The most legal way to obtain an Emotional Support Animal is to talk to your own health professional. This way you can work together in deciding if an ESA is the right step in your treatment. Remember, not everyone qualifies for an ESA (even though public perception would say otherwise).
To qualify you and your healthcare professional must decide that you:
- have a disability that currently restricts you from carrying out, or participating in one or more major areas in your life
- that an ESA is part of a treatment plan to help you cope with your disability symptoms
Next, if you qualify, your health professional will write an ESA prescription (letter).
Places you can legally take your Emotional Support Animal
After you receive an ESA prescription from a mental health professional, it’s important to know where you can legally take your ESA.
Many people are under the impressions that you can take an ESA with you everywhere. This is not actually true.
ESA’s can legally go to these 3 places:
- Places normal pets are allowed to go. These would be pet friendly restaurants, stores, and parks. Pet friendly areas are usually labeled and you will often see other dogs in the area.
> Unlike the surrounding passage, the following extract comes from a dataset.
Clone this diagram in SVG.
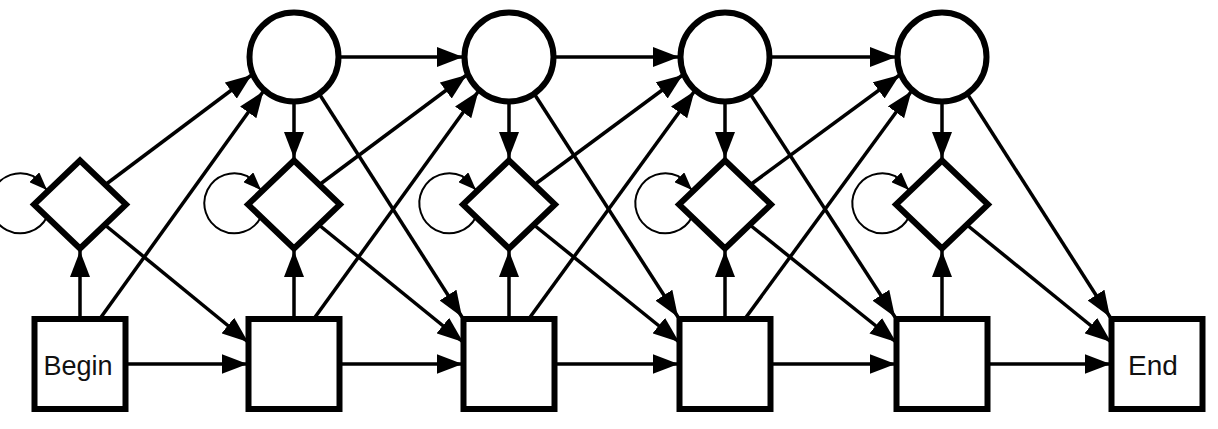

- Housing. The Fair Housing Act includes ESAs as assistance animals. Landlords cannot discriminate against you because of your disabilities (Or ESA). In addition, rules like no pets, species bans or pet size limitations don’t apply with your prescription for an ESA.
- Airline travel. The Air Carrier Access Act allows service animals and ESAs to be with their owner in the cabin of an aircraft. The airline might require documentation stating that the person has a disability and the reason why the animal must travel with them. If you intend to travel with an ESA, contact the airline ahead of time to ensure you can provide the appropriate paperwork.
Emotional Support Animals (ESA) are NOT Psychiatric Service Dogs (PSD).
ESA and PSD are both important roles to those suffering with mental and psychiatric disabilities. However, psychiatric service dogs perform specific work or tasks to detect psychiatric episodes, interrupt habits and ease the affects of mental illness.
For example, a task that a psychiatric service dog may be trained to perform would be alerting to rapid breathing that may indicate the onset of a panic attack.
If a dog has not been trained to do any tasks, and the dog’s presence is the only thing that helps the person cope, then the dog does not qualify as a psychiatric service dog, and instead of be considered an ESA.
Finally, a psychiatric service dog has rights to be in public place, but an ESA doesn’t have these same rights.